See, in polite society -— the kind of society that doesn’t read Sandra Bartky or even bell hooks — men are supposed to pay for the food, along with everything else. We’re expected to buy the house, buy the car, pay for the jewelry and pay for the vacations.
But that’s not how things work in my marriage. In fact, they’re almost completely the opposite. My partner, as an office manager, is the breadwinner, and I, as a writer, represent the crumbwinner. She goes to work in the morning, whereas I spend much of my mornings writing and use up most of my afternoons reading or meeting with people. I also cook dinner and try to keep our home clean as best I can, though I don’t have the eye for detail that my partner does.
And if I read society correctly (on the faces of my friends and family, that is), I’m supposed to feel bad about the role reversal in our relationship. I should be scouring the want ads for a job that makes at least as much as my partner makes. “Don’t you want to be able to buy Rocio a house and a car?” my precious grandma once asked me. “Cuídala,” my mother-in-law constantly implores.
Of course I want to buy my partner a house, a car and the rest of the things we are supposed to want. But not really. I mostly want her to live comfortably and have love in her life. I do what I can to increase her comfort and I do my best to provide the love. My desire to buy her things, strong at times, must come from some primitive part of my being, from a time when our ape ancestors didn’t know what love was or how to express it properly.

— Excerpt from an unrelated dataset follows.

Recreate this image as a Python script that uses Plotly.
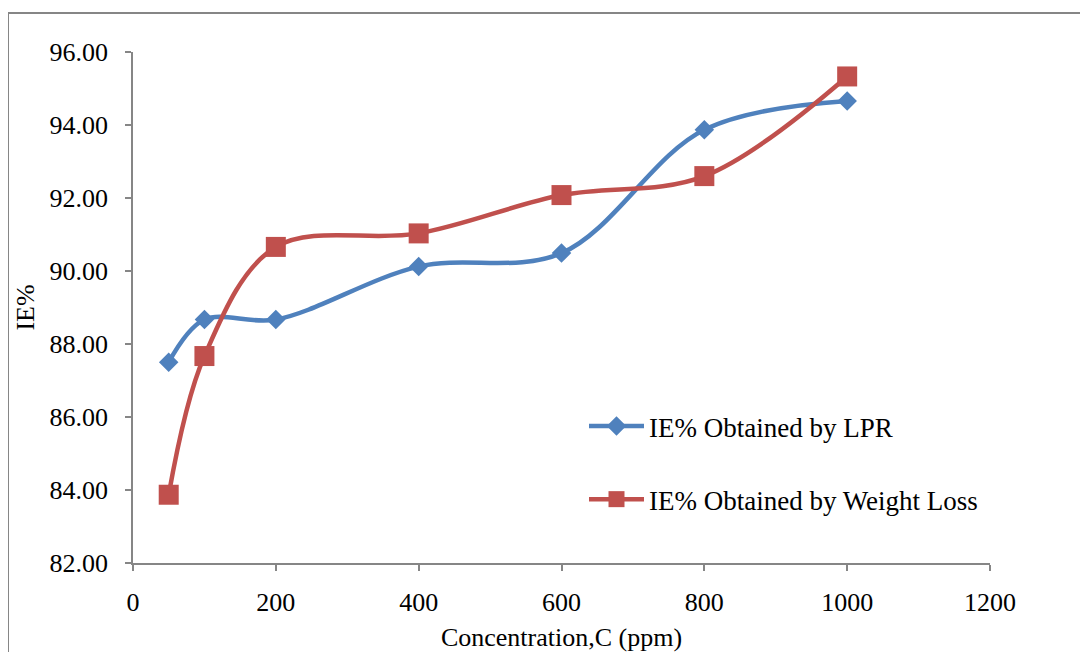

Luckily, in spite of her penchant for propriety, my partner Ro feels no need to see me earn as much as she does. And unless she’s been putting up an act these last four years, I think she quite likes being with someone who’s decided to seek out a life of their own creation.
“I think it’s crazy how much I love you,” my wife told me the other night. It’s one of her favorite confessions. I think it’s crazy that she loves me at all. Sure, I consider myself a good lover, good at loving Rocio. By focusing on loving her beyond what I thought I was capable of, I try to make it easier for her to love me back.
Still, I think it’s incredible that she loves me back at all, given our surroundings.
Society has applied more force toward pulling us apart than anything she or I have done. If it’s not our family or friends, then it’s pure strangers. My name is listed first on our lease, and it’s my name preceding hers on our joint tax return. Not only are these cues to Rocio that she didn’t marry the right man, but they’re also cues to me that I’m less of a man because I don’t have my wife under my wallet, as any real man should.
But I don’t want Rocio under my wallet, under my roof or under my anything. I give her what I can and she gives me what she can, and we don’t tally up who owes who what at the end of each day because these are not business transactions we’re engaged in. We’re engaged in love, and love always gives purely for selfish and selfless reasons. Love gives because it feels good to give, especially when you love someone. And love doesn’t expect a house or a car, just knowledge. Love wants to know people.
That’s what I mean when I say I give Ro what what I can. I’m a writer, which unfortunately means I’m poor. So all I have to offer is myself — my thoughts, my feelings, my memories and my hopes. I pry myself away from my work each day to be beside her, to talk with her, to listen to her, to place my skin next to hers so she knows what I feel like. Rocio happily gobbles everything I offer and offers herself to me in return.
When love works that way, it doesn’t matter who’s paying for dinner.